Air superiority would be achieved by NATO in every theater of war in days. The ONLY place that Russia had a decided advantage was tanks in Europe. The whole purpose of the NATO presence there was to slow the advance down so that Air Superiority would assert itself.

As to Russia getting more bang for it's ruble? They couldn't keep the machinery they had running. They relied on Potemkin Villages and subterfuge in the air and sea. They relied on numerical superiority on land. (all the exact opposite of the claims of this article)

Look up the history of Victor Belenko and his Mig-25. The most feared Russian jet ever. But, then when we looked at it for real and not through the lens of Russian propaganda we found that it was inferior to US and British made jets in every aspect. (with the possible exception of speed--however in order to travel at the speeds that the US feared the Mig-25 would destroy it's engines.)

After the truth was known, however, it became a state secret of the military-industrial complex. Because if the public knew in 1980 that Russia's military was no threat to the West, then how would we justify huge debts and huge military spending increase. #ThanksReagan

The one point that this article makes that is cogent and correct (though they try to muck it up) is that there is one equalizer in modern warfare between the Superpowers. And that is the mutually assured destruction caused by the development of the Hydrogen bomb. And there is no system in the world that is good enough to stop an all out attack by either side.

Finally, the letter can't even get the economics right.

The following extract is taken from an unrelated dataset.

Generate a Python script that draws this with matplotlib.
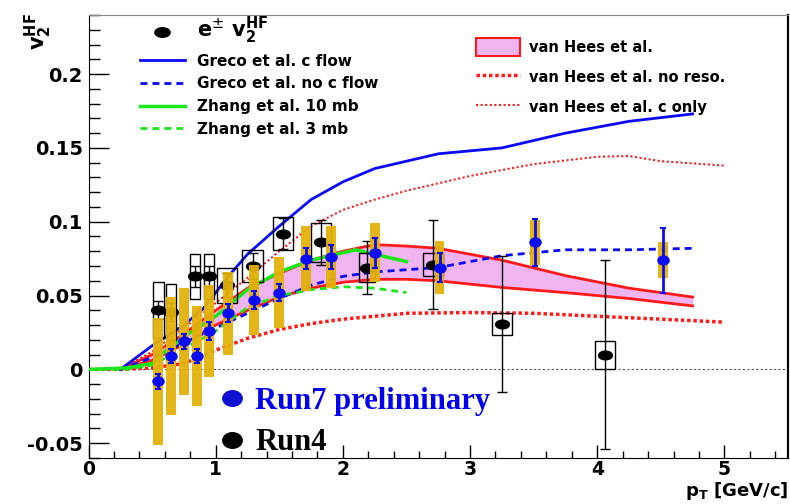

Russia has no "recent economic success." None. They are still in the recession--though they have leveled off. however their GDP continues to fall and worse, servicing their foreign debts now consumes around 4% of their GDP.

Why bring this up? Because the real threat is Putin's insistence on pretending like it's still the 1970s. The slow decline of Russia will probably lead to the path of Russia becoming the mineral exporter of to the world at rock-bottom prices. But, if certain forces in the Russian government continue to believe they can rattle sabers until the world once again respects them like the good old days, then we could face the risk of increased military clashes with them.

TL;DR: The Russian military was never as strong technologically as Raytheon and Boeing claimed. The Russian Economy is in tatters and will remain so until Putin admits that Western Sanctions have been effective (and he adopts the Minsk II provisions). Nuclear war is a bad idea. But strawman arguments don't help their case.


(and you guys should have known this was a crackpot site. Just read the comments.)